# bunch of oil stuff and steering



## krusty (Jun 14, 2004)

ok, i've got an oil leak.this sucks, but it doesnt' seem to be the problem.dont seem to be losing ALOT of oil.the pan is leak free and so is the oil filter heh.couple things though.

- leak is dripping from what looks like two big holes on each side, close to say, the steering column.or somewhere near end of each front wheel

-bad crunching sound when turning hard.when wheel is compleatly turned to ether side while driving.

im scared of this.and it makes me wanna fix it.what's strange though, this problem seems to have NOTHING to do with power steering fluid or of that nature.and if it does it hell sure looks like oil.....
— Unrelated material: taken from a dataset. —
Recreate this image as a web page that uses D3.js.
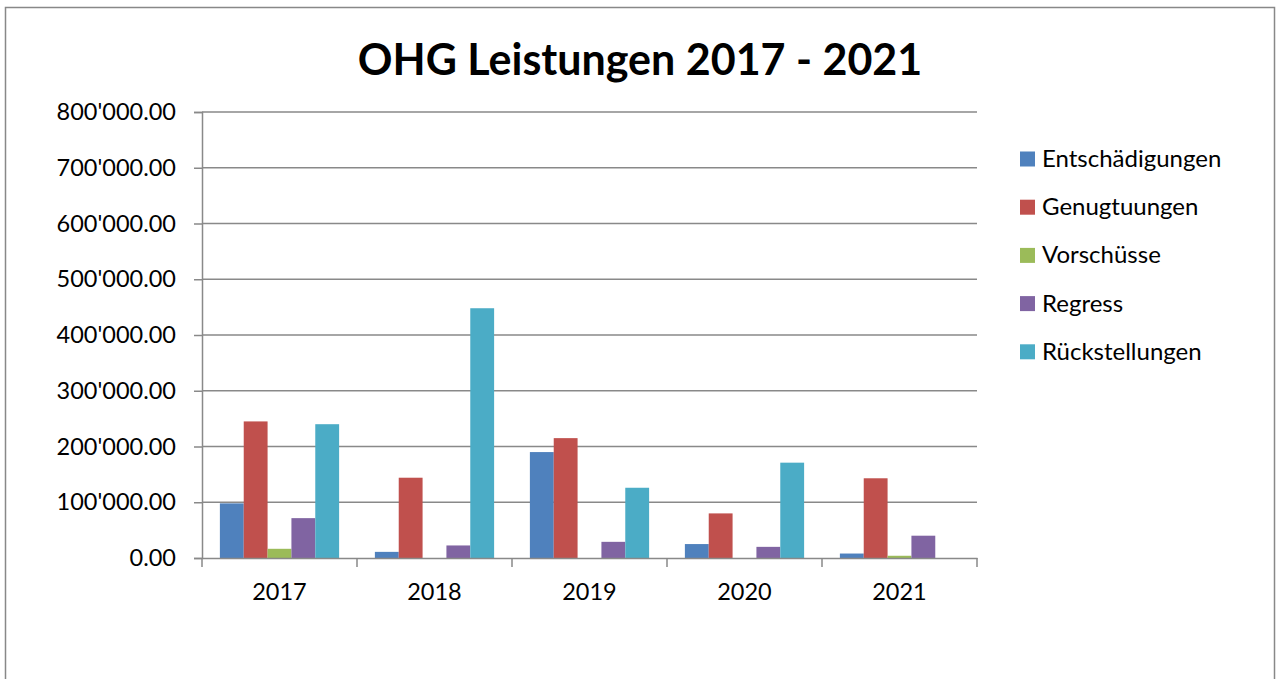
<!DOCTYPE html>
<html>
<head>
<meta charset="utf-8">
<script src="https://cdn.jsdelivr.net/npm/d3@7"></script>
<style>
  body { margin: 0; background: #fff; }
  text { font-family: Lato, "Noto Sans", sans-serif; fill: #000; }
</style>
</head>
<body>
<script>
// Chart data
const years = ["2017", "2018", "2019", "2020", "2021"];
const seriesNames = ["Entschädigungen", "Genugtuungen", "Vorschüsse", "Regress", "Rückstellungen"];
const entschaedigungen = [98000, 11000, 190000, 25000, 8000];
const genugtuungen = [245000, 144000, 215000, 80000, 143000];
const vorschuesse = [16500, 0, 0, 0, 4000];
const regress = [71500, 22500, 29000, 20000, 40000];
const rueckstellungen = [240000, 448000, 126000, 171000, 0];
const yTicks = [0, 100000, 200000, 300000, 400000, 500000, 600000, 700000, 800000];
const colors = ["#4F81BD", "#C0504D", "#9BBB59", "#8064A2", "#4BACC6"];

const seriesValues = [entschaedigungen, genugtuungen, vorschuesse, regress, rueckstellungen];

// Layout
const W = 1276, H = 679;
const plot = { left: 202, right: 977, top: 112, bottom: 558 };

const svg = d3.select("body").append("svg")
    .attr("width", W)
    .attr("height", H);

// Outer chart frame (bottom edge falls outside the picture)
svg.append("rect")
    .attr("x", 5.5).attr("y", 7.5)
    .attr("width", 1269).attr("height", 700)
    .attr("fill", "#fff")
    .attr("stroke", "#888")
    .attr("stroke-width", 1.5);

// Title
svg.append("text")
    .attr("x", 640)
    .attr("y", 75)
    .attr("text-anchor", "middle")
    .style("font-size", "43px")
    .style("font-weight", "bold")
    .text("OHG Leistungen 2017 - 2021");

// Scales
const x0 = d3.scaleBand()
    .domain(years)
    .range([plot.left, plot.right])
    .padding(0);

// Excel-like gap width of 150%: half a bar gap on each side of the group
const x1 = d3.scaleBand()
    .domain(seriesNames)
    .range([0, x0.bandwidth()])
    .paddingInner(0)
    .paddingOuter(0.75);

const y = d3.scaleLinear()
    .domain([0, 800000])
    .range([plot.bottom, plot.top]);

// Gridlines
svg.append("g")
    .selectAll("line")
    .data(yTicks.filter(d => d > 0))
    .join("line")
    .attr("x1", plot.left).attr("x2", plot.right)
    .attr("y1", d => y(d)).attr("y2", d => y(d))
    .attr("stroke", "#898989")
    .attr("stroke-width", 1.5);

// Bars
const groups = svg.append("g")
    .selectAll("g")
    .data(years)
    .join("g")
    .attr("transform", d => `translate(${x0(d)},0)`);

groups.selectAll("rect")
    .data((d, i) => seriesNames.map((s, j) => ({ s, j, v: seriesValues[j][i] })))
    .join("rect")
    .attr("x", d => x1(d.s))
    .attr("width", x1.bandwidth())
    .attr("y", d => y(d.v))
    .attr("height", d => y(0) - y(d.v))
    .attr("fill", d => colors[d.j]);

// Y axis
const fmt = v => v === 0 ? "0.00" : `${Math.floor(v / 1000)}'000.00`;
const yAxis = svg.append("g")
    .attr("transform", `translate(${plot.left},0)`)
    .call(d3.axisLeft(y).tickValues(yTicks).tickFormat(fmt).tickSize(8).tickPadding(18));
yAxis.select(".domain").attr("stroke", "#898989").attr("stroke-width", 1.5);
yAxis.selectAll(".tick line").attr("stroke", "#898989").attr("stroke-width", 1.5);
yAxis.selectAll(".tick text")
    .style("font-size", "23.5px")
    .style("font-family", "Lato, sans-serif")
    .attr("fill", "#000");

// X axis
const xAxis = svg.append("g")
    .attr("transform", `translate(0,${plot.bottom})`)
    .call(d3.axisBottom(x0).tickSize(0).tickPadding(25));
xAxis.select(".domain").attr("stroke", "#898989").attr("stroke-width", 1.5);
xAxis.selectAll(".tick text")
    .style("font-size", "23.5px")
    .style("font-family", "Lato, sans-serif")
    .attr("fill", "#000");

// Category boundary ticks
svg.append("g")
    .selectAll("line")
    .data(years.map(d => x0(d)).concat([plot.right]))
    .join("line")
    .attr("x1", d => d).attr("x2", d => d)
    .attr("y1", plot.bottom).attr("y2", plot.bottom + 9)
    .attr("stroke", "#898989")
    .attr("stroke-width", 1.5);

// Legend
const legend = svg.append("g")
    .attr("transform", "translate(1020,159)");

const legendItems = legend.selectAll("g")
    .data(seriesNames)
    .join("g")
    .attr("transform", (d, i) => `translate(0,${i * 48.2})`);

legendItems.append("rect")
    .attr("x", 0).attr("y", -7.5)
    .attr("width", 15).attr("height", 15)
    .attr("fill", (d, i) => colors[i]);

legendItems.append("text")
    .attr("x", 22)
    .attr("y", 8)
    .style("font-size", "24px")
    .text(d => d);
</script>
</body>
</html>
does anyone know what im talking bout cause i sure dont, 

thanks in advance


----------



## Asleep (Jan 19, 2003)

haha, im not sure what you mean exactly, but i have some ideas. if your front main seal is leaking, behind the crankshaft pulley, then it could be getting flung onto your passenger side a-arm and wearing out the bushing there. is it possible for you to get a pic of the area? that would help me out a lot. otherwise, got and get yourself some castrol super clean and douse the whole underbody with it and clean it all up. then youll be able to see where your leak is actually coming from.
it also sounds like your rack and pinion might be trashed. thats the long thing behind the engine that the tie rods from your front suspension go into.


----------